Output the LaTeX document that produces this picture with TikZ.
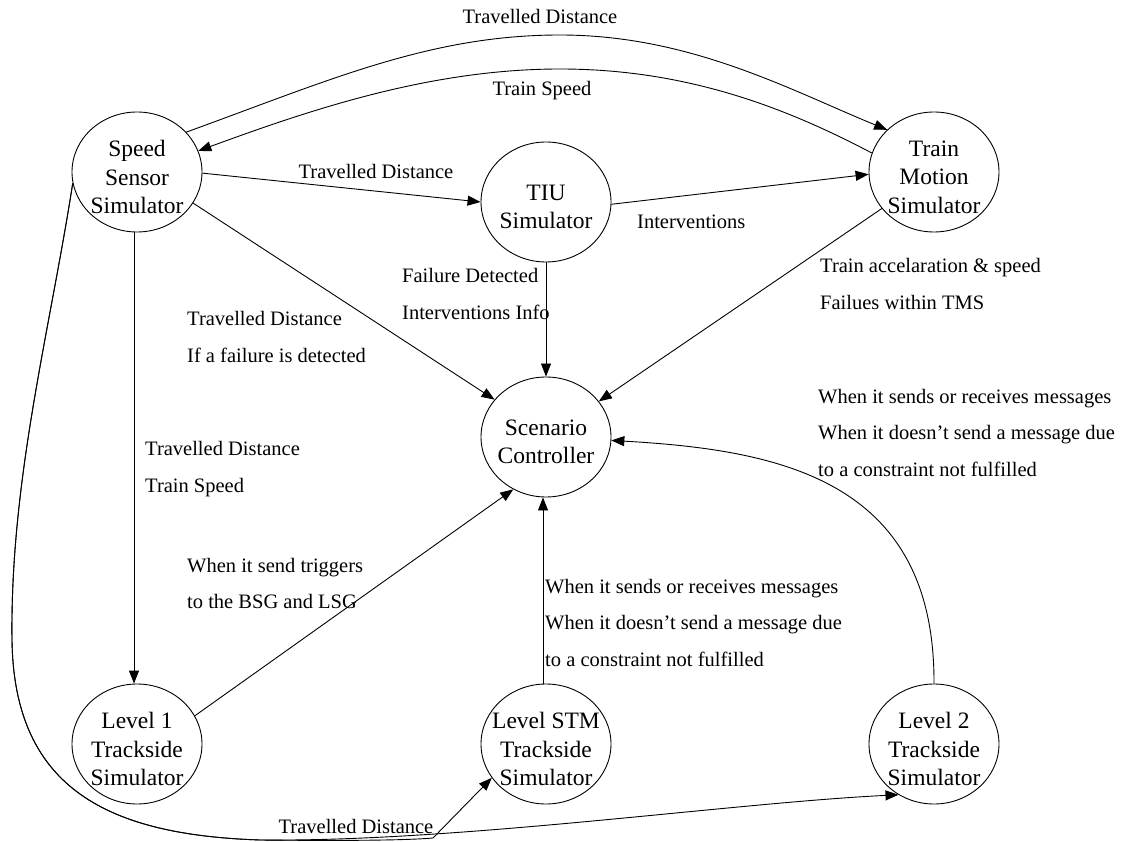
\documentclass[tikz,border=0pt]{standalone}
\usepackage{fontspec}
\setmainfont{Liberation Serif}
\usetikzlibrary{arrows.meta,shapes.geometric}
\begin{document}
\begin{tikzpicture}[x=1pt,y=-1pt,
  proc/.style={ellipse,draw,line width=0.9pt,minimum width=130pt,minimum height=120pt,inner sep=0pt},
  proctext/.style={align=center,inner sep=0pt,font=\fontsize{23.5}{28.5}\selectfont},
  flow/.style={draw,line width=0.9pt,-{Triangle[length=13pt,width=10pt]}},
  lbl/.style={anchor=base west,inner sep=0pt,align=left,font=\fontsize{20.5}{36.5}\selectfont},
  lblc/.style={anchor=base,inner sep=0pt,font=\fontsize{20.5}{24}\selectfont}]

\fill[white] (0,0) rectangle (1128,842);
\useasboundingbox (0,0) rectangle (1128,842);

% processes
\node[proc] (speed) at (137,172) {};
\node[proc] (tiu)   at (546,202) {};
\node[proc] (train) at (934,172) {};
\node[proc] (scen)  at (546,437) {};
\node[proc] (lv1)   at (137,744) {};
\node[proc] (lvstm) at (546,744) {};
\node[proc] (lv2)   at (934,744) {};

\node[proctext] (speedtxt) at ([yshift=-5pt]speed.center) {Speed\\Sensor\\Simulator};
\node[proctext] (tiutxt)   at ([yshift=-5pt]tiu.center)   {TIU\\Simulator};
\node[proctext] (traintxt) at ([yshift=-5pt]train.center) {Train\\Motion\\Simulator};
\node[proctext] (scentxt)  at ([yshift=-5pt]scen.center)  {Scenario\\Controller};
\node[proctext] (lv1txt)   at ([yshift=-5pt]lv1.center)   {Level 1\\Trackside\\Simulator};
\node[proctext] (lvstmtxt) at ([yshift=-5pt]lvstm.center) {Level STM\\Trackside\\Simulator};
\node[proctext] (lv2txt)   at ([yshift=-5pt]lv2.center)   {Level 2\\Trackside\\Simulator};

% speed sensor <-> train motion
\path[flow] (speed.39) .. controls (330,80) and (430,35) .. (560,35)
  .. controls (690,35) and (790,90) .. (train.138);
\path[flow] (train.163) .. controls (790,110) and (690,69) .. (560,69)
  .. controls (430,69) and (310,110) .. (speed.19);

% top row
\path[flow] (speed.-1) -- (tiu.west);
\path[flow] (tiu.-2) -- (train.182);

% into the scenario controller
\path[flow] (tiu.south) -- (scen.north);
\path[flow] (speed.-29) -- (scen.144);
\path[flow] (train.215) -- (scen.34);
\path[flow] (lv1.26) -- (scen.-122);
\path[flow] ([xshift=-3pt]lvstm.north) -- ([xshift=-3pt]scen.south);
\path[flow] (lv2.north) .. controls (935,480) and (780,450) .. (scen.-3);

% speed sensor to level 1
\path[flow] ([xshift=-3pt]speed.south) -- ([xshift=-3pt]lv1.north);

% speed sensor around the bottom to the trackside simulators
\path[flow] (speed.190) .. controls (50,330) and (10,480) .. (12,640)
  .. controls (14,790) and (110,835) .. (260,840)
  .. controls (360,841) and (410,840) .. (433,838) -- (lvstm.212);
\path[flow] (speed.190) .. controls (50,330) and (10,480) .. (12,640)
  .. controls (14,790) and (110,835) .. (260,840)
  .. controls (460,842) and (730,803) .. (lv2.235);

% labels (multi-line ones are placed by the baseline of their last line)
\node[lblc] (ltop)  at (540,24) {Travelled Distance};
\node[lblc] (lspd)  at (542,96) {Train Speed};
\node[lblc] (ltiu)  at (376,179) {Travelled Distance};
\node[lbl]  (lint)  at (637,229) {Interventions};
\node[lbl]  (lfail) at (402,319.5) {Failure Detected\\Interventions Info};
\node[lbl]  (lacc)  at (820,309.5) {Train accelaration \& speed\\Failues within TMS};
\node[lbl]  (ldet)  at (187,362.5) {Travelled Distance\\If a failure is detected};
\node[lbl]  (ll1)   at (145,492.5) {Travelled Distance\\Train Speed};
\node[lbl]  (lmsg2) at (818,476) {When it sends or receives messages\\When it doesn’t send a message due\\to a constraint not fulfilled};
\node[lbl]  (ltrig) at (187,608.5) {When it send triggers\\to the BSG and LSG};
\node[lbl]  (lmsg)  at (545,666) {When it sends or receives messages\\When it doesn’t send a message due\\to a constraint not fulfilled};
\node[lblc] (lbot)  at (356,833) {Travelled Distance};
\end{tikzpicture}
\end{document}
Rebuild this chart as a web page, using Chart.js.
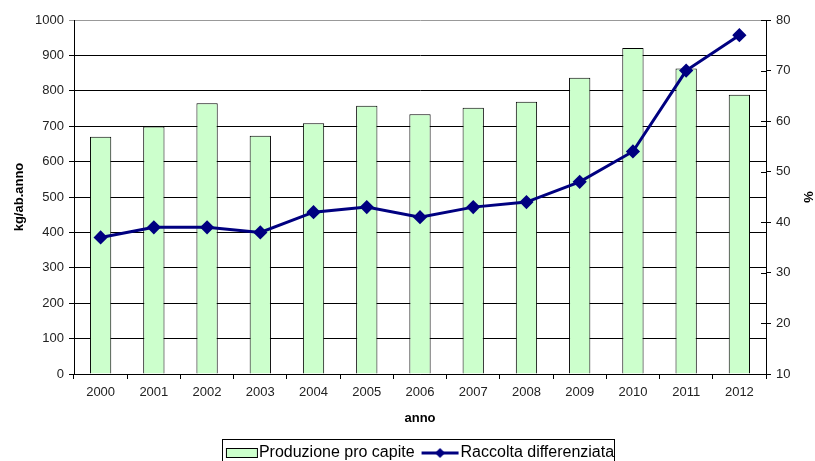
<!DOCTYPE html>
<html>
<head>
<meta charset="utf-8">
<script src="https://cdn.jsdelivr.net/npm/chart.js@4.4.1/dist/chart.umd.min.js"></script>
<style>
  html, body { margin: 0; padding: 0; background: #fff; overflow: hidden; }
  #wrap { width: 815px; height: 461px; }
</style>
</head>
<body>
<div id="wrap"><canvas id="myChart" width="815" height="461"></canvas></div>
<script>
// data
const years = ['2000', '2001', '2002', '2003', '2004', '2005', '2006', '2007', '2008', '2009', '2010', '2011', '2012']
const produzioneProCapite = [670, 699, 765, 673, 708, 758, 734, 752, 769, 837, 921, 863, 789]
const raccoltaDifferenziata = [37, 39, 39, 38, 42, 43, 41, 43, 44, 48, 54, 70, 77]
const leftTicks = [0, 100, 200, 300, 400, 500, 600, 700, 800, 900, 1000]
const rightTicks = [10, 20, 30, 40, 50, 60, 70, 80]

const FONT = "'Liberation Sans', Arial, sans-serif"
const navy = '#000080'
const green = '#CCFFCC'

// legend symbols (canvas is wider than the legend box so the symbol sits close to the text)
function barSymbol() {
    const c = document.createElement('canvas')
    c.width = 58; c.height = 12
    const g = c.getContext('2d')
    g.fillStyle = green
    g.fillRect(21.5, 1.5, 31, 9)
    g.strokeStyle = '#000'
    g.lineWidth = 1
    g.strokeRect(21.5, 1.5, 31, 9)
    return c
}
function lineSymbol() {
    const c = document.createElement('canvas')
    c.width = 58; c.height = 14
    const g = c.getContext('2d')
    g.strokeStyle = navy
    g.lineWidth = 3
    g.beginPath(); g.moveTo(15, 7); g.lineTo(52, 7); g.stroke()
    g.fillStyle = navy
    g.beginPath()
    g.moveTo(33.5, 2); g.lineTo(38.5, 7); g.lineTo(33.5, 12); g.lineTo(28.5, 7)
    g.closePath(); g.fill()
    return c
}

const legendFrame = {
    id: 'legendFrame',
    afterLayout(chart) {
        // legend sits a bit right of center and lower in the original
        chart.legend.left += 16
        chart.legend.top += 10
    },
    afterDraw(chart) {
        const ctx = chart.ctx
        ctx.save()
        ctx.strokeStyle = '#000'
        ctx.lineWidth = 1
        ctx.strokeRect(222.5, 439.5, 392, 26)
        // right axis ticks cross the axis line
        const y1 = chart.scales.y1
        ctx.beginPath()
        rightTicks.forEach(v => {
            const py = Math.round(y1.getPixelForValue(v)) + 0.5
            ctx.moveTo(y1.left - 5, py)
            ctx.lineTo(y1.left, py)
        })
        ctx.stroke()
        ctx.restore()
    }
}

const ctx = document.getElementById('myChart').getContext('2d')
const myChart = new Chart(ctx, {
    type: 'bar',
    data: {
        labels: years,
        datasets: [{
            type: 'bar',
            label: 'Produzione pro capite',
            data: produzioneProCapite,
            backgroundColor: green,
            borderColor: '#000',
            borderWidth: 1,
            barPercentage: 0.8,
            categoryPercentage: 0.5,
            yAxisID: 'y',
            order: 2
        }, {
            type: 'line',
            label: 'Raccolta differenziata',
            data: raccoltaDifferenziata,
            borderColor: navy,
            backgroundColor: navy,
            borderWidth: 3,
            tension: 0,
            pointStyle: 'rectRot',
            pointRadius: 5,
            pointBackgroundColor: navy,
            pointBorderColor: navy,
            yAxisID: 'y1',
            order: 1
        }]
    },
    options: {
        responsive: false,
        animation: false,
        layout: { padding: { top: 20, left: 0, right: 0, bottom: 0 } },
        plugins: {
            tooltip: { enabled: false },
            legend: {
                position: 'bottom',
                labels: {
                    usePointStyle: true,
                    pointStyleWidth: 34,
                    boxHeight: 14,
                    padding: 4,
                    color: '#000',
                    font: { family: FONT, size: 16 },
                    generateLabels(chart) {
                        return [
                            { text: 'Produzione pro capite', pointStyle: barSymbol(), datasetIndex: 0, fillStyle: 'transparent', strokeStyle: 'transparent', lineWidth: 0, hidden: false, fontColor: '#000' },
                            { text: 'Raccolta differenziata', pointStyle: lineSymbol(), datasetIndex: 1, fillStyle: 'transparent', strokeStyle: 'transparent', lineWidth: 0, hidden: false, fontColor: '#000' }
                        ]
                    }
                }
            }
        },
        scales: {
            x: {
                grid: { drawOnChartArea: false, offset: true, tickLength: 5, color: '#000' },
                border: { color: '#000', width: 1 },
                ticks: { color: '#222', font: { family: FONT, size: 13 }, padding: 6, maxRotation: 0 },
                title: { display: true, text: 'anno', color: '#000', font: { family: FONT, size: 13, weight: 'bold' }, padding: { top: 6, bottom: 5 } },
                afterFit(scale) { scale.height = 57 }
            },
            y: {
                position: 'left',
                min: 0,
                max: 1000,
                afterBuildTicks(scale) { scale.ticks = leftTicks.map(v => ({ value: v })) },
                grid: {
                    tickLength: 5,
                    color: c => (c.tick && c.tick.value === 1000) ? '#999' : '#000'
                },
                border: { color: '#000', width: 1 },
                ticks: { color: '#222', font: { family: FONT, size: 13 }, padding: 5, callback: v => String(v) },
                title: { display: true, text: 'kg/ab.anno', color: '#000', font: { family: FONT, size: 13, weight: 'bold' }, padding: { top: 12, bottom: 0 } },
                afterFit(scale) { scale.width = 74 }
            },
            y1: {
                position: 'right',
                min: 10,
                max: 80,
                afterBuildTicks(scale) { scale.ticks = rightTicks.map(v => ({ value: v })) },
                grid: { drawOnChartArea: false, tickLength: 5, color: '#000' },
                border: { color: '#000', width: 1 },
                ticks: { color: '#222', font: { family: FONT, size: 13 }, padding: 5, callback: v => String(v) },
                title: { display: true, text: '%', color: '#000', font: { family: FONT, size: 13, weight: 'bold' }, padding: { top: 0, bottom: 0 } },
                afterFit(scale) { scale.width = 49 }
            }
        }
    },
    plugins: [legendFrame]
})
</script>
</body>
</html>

══════════════════════════════

**Prompt:** Show the lines of the data that hold the word "this".

**Output of the exercise:**
Output the LaTeX document that produces this picture with TikZ.
Rebuild this chart as a web page, using Chart.js.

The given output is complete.